JOB: Everything from the first line down to the line containing "TWO_THETA_TICKS = [30, 40, 50, 60, 70, 80, 90]" is to be retyped exactly, both ends included, with pictures left out.

** begin **

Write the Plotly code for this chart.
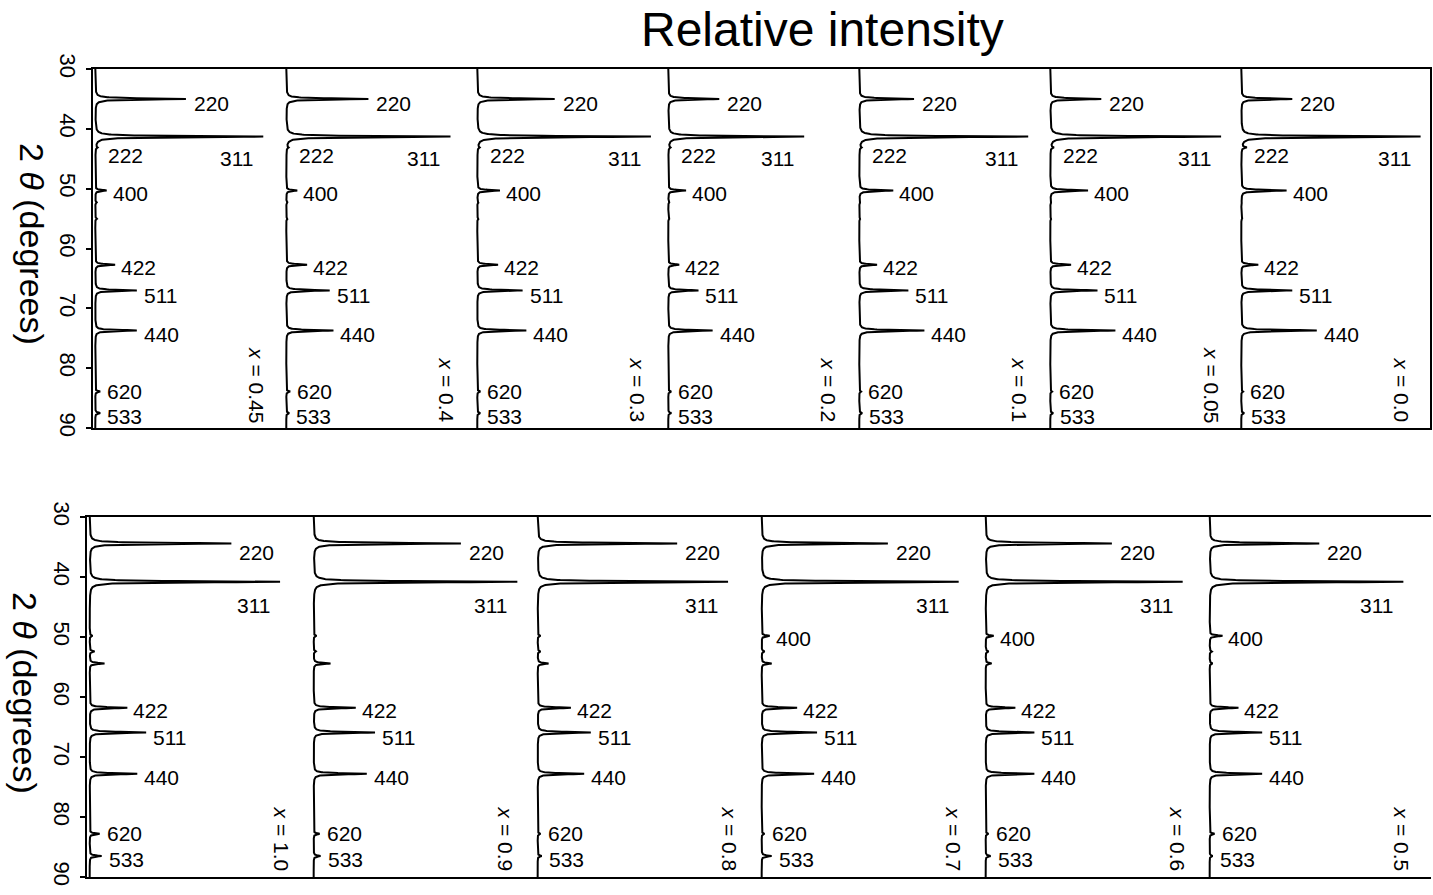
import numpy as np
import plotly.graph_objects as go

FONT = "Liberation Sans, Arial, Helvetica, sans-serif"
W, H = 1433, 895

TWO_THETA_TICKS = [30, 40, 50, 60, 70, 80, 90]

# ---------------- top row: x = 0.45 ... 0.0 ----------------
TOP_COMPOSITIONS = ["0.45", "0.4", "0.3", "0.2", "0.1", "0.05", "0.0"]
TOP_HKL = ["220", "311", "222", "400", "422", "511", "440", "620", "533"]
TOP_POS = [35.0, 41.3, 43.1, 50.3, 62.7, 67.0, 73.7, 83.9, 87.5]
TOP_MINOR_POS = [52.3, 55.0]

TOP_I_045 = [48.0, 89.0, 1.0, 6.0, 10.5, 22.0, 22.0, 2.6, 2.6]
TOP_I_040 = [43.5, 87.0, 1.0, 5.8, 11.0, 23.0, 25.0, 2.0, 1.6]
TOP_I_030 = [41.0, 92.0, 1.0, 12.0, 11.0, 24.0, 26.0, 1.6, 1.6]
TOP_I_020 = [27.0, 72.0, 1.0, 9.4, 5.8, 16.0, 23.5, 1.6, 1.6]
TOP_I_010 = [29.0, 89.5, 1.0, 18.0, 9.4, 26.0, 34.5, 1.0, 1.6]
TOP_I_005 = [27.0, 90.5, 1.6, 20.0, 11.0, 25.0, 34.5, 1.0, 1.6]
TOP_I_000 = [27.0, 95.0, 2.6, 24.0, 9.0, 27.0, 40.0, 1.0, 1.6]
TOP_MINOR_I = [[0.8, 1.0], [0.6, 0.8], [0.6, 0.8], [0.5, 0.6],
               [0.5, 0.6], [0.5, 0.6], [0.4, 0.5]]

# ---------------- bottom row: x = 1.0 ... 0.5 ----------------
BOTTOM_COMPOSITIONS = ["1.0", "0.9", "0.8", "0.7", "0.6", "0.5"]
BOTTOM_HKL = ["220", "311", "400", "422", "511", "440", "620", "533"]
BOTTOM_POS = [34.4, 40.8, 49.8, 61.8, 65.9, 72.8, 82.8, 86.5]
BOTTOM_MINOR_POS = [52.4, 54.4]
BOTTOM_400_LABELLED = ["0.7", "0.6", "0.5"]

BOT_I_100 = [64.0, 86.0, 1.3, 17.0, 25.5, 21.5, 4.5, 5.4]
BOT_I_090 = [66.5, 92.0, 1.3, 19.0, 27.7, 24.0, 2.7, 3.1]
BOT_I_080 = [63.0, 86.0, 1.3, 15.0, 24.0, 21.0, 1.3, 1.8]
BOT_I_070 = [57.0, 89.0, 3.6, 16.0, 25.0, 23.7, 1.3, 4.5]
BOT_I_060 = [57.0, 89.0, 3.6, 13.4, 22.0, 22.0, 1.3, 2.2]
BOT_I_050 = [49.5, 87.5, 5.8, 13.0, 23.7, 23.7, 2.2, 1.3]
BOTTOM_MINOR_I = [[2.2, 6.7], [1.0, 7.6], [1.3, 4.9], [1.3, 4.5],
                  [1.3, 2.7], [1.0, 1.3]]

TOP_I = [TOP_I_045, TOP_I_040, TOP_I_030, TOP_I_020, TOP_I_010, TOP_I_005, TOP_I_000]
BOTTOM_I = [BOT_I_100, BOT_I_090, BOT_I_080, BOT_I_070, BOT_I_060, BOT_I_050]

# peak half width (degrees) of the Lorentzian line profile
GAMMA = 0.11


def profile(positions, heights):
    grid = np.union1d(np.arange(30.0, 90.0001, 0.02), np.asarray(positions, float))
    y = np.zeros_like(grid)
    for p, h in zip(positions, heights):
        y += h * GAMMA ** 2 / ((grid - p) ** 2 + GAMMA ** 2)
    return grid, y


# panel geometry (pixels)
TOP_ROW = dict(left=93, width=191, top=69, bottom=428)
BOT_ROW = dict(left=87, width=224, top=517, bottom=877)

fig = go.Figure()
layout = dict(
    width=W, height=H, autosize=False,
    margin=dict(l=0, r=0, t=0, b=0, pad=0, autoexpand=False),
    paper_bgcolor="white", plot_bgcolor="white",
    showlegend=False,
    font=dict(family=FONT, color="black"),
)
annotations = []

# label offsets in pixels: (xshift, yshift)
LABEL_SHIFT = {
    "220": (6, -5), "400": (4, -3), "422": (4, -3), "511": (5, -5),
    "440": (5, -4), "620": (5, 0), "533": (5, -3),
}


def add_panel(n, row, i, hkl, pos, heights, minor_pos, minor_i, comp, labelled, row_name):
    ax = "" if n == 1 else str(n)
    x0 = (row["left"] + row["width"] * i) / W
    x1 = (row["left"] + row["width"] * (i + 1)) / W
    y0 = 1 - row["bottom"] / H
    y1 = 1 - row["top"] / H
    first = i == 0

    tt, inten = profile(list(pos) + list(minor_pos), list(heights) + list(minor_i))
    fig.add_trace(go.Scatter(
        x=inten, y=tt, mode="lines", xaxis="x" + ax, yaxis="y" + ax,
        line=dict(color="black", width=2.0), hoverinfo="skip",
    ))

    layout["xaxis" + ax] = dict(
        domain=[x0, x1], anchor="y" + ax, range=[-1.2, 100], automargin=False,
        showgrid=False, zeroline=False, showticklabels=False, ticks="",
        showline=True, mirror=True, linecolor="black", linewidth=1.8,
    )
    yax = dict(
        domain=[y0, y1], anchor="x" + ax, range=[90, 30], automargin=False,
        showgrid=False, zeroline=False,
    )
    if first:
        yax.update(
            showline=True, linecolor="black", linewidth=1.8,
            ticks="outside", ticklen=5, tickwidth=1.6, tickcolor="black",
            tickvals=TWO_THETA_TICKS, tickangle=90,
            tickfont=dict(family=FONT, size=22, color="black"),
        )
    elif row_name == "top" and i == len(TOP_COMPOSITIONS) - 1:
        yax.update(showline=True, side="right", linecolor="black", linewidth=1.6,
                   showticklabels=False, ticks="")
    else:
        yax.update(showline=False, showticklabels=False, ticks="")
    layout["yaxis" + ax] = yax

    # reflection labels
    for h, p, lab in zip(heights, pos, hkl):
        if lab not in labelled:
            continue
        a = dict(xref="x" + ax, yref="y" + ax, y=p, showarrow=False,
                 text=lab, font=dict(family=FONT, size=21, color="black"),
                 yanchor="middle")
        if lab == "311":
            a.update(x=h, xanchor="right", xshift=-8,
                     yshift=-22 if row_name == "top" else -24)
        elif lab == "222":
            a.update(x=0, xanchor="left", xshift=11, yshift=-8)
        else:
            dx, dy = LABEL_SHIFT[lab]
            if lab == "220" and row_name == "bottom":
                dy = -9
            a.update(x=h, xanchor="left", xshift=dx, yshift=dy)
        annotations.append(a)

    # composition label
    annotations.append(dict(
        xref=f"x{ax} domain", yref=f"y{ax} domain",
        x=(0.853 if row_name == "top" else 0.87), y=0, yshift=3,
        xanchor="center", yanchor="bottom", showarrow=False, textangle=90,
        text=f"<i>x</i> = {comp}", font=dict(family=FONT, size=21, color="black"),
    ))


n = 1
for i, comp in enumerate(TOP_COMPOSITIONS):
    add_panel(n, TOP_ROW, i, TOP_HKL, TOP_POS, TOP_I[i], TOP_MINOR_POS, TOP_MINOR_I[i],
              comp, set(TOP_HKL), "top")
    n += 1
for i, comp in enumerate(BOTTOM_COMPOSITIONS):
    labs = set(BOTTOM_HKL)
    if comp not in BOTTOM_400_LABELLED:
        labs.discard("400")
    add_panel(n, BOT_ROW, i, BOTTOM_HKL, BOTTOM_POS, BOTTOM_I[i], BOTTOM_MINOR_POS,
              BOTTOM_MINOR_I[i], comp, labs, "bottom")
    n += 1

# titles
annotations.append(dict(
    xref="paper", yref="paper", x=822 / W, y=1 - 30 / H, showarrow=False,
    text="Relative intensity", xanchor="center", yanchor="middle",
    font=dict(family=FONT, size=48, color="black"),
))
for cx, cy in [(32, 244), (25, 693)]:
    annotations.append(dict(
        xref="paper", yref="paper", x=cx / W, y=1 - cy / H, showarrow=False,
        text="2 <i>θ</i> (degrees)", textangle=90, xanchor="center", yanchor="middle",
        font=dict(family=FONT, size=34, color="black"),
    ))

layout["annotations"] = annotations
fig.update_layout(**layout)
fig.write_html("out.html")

** end **

RESPONSE TO THE TASK:
Write the Plotly code for this chart.
import numpy as np
import plotly.graph_objects as go

FONT = "Liberation Sans, Arial, Helvetica, sans-serif"
W, H = 1433, 895

TWO_THETA_TICKS = [30, 40, 50, 60, 70, 80, 90]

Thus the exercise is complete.